Tantangan dan Harapan ke Depan

Meskipun kerangka hukum telah ada, implementasi di lapangan masih menghadapi berbagai tantangan:

  • Kurangnya Pemahaman Penegak Hukum: Tidak semua aparat penegak hukum memahami secara mendalam kompleksitas TPPO dan prinsip-prinsip perlindungan korban.
  • Koordinasi Antar Lembaga: Diperlukan koordinasi yang lebih baik antara kepolisian, kejaksaan, pengadilan, kementerian/lembaga terkait, LSM, dan organisasi internasional.
  • Keterbatasan Sumber Daya: Baik sumber daya manusia maupun finansial seringkali menjadi kendala dalam penyediaan layanan perlindungan yang optimal.
  • Stigma Sosial: Korban masih sering menghadapi stigma dari masyarakat, yang menghambat proses reintegrasi mereka.
  • Penegakan Restitusi: Pelaksanaan putusan restitusi seringkali sulit karena aset pelaku tidak teridentifikasi atau tidak mencukupi.

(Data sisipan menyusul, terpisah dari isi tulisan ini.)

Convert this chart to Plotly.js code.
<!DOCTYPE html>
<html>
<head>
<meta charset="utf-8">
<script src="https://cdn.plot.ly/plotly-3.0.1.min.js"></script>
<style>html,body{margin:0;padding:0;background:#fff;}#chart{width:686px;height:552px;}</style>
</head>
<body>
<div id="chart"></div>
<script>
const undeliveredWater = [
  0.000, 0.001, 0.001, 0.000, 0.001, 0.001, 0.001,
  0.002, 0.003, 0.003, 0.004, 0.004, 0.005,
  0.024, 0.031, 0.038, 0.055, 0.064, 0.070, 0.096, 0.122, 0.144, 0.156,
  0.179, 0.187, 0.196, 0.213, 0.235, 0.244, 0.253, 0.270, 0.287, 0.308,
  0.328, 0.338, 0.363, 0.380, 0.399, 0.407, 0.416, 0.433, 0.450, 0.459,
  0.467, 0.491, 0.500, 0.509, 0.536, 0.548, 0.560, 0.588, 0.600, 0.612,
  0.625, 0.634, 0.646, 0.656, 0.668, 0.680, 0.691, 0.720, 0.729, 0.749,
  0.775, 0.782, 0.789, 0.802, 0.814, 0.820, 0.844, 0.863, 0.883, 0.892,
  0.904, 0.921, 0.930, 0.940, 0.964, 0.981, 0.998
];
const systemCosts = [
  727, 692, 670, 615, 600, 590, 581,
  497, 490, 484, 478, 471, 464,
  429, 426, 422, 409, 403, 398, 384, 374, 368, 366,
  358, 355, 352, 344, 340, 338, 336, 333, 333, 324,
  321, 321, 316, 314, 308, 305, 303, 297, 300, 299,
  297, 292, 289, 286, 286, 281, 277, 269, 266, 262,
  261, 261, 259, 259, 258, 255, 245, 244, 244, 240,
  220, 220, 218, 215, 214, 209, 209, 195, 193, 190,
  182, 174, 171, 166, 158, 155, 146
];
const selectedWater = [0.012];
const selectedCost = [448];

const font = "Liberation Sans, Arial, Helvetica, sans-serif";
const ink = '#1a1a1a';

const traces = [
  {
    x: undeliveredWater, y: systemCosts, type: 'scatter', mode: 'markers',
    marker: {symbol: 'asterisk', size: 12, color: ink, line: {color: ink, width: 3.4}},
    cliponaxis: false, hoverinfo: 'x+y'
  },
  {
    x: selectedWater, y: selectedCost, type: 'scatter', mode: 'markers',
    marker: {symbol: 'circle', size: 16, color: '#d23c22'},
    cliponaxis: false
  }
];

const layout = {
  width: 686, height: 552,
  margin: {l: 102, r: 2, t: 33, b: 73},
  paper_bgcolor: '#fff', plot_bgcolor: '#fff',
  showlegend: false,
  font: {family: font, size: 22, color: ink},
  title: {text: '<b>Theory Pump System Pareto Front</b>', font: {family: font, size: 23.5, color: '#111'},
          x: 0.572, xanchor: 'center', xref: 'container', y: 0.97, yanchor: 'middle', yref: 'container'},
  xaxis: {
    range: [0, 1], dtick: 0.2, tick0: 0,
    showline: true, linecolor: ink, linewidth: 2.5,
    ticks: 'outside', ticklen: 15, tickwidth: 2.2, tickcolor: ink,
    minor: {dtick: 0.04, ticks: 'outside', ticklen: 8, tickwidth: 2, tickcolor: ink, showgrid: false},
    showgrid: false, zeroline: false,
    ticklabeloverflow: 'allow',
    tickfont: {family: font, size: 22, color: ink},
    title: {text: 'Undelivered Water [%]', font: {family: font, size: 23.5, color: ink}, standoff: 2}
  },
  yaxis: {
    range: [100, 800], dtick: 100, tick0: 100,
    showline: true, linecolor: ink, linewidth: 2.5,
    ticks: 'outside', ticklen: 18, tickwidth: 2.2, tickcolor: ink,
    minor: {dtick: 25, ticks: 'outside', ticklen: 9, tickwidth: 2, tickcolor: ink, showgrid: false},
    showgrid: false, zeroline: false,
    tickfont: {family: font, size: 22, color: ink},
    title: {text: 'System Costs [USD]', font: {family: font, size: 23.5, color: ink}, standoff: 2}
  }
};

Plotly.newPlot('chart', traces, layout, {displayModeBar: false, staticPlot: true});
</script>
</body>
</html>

Masa depan perlindungan hukum bagi korban perdagangan orang harus mengedepankan pendekatan yang lebih berpusat pada korban (victim-centered approach). Ini berarti setiap kebijakan dan tindakan harus didasarkan pada kebutuhan, keselamatan, dan martabat korban. Peningkatan kapasitas aparat penegak hukum, penguatan sinergi antarlembaga, dan edukasi masyarakat untuk menghilangkan stigma adalah kunci.

Dengan komitmen yang kuat dari semua pihak – pemerintah, penegak hukum, masyarakat sipil, dan individu – kita dapat bersama-sama membangun sistem perlindungan yang kokoh, mengubah kegelapan menjadi terang, dan mengembalikan harapan serta martabat bagi setiap korban perdagangan orang. Mereka adalah penyintas, bukan sekadar korban, dan mereka berhak mendapatkan kembali kehidupan yang layak dan bermartabat.